Los elementos de la comedia de magia y los del episodio nacional están tan reciamente trabados que sería imposible separarlos. La comedia es el episodio. Celestina Tirado, además de desempeñar el papel que anuncia su nombre, actúa como augur siniestro que profetiza la muerte de la Reina Mercedes. Con menos truculencia, Segis prevé cómo ha de ser violada la Constitución. La primera visita de Tito a Cánovas y el nombramiento de Casiana (convertida en señorita Coelho de Portugal) para la Inspección de Escuelas, son tan fantásticos en descripción y ocurrencia que resultarían inverosímiles fuera del marco en que acontecen: el espacio «mágico» de la comedia y en la España del canovismo, donde cualquier trampa era posible. Don José Ido del Sagrario, el folletinista de las novelas contemporáneas, en el plano «real» del episodio es maestro de Casianilla, huésped del narrador y a ratos novelador omnisciente que, en funciones de tal, vislumbra lo invisible, se introduce en las conciencias y averigua el pensar y el sentir de las figuras históricas. La intuición del delirante profesional no disuena en esta obra.

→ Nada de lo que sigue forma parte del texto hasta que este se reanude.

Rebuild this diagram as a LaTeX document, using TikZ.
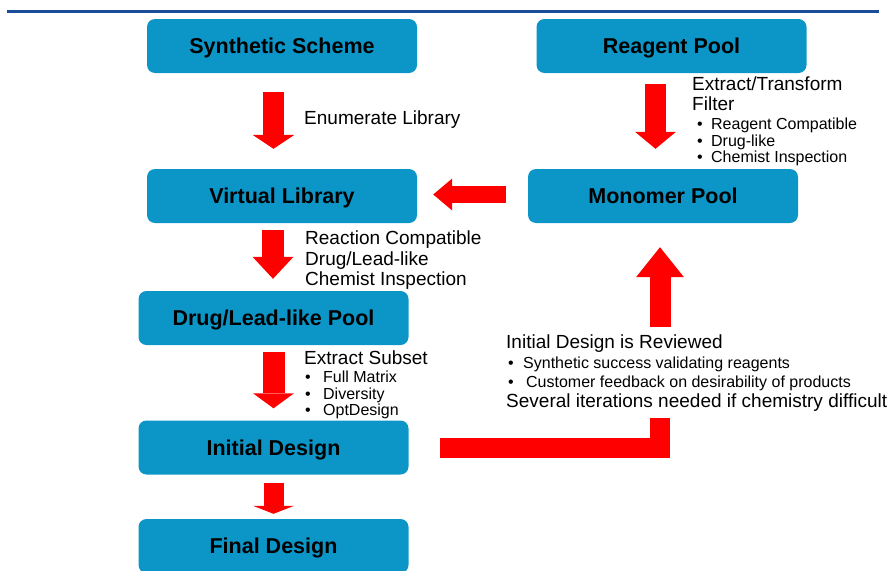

Las comunicaciones entre Clío y Tito corresponden al ámbito de lo maravilloso, mas los extraños indumentos de aquélla (extraños por la desmitificación que suponen) y el modo de sus apariciones nos retienen en el plano real. Las Efémeras al ser llamadas «recadistas», equiparándolas a la recovera que trae encargos del pueblo,   —35→   pueden circular con idéntico desembarazo en lo cotidiano y en lo etéreo. El lenguaje familiar facilita la admisión y asimilación de lo fantástico; Mariclío y sus aladas criaturas no hablan con la retórica del académico sino al modo llano de su portavoz, el periodista Liviano.

La verdad de la fantasía, verdad estremecedora y en sustancia trágica, se debe a la pluma con que éste escribe. Regalo de la Madre, la tal péñola tiene virtudes mágicas: «Todo lo que con ella se escribe es verdad, aunque otra cosa quiera el que la coge en su mano para llenar de letra un blanco papel». «Si te propusieras escribir con esta pluma una mentira -le dice a Tito la Efémera que se la entrega- ella no obedecería y pondría la verdad». Maravillosa virtud, susceptible -creo yo- de ser entendida en términos metafóricos o simbólico-metafóricos. La péñola mágica puede simbolizar la inspiración, soplo iluminador de la Musa: esa pluma puede ser cualquier pluma, si la mueve la fuerza determinante de la creación. La forzosidad de escribir la verdad es inherente al empeño novelador: si cada uno de los elementos del mundo novelesco ha de servir a los fines para que fue pensado, tiene que funcionar libremente, sin que el narrador se interfiera y menos lo desvíe (destruyéndolo) arbitrariamente. La «péñola mágica» cuenta cómo fluyen pasiones y sentimientos por los oscuros laberintos del ser. Y sus verdades se integran en la ambigua textura estructural de los problemas y el vivir de apariencias y relumbrón con que se satisfacen los hombrecillos que van y vienen por el escenario, muy poseídos de su papel de personajes históricos. Después de Cánovas, la continuación no se haría esperar, pero la escribiría otro escritor, y para calificarla se utilizaría otra palabra: a la materia histórica del siglo XIX español, cuando volviera a ser novelada, se la designaría con la carnavalesca palabreja de esperpento.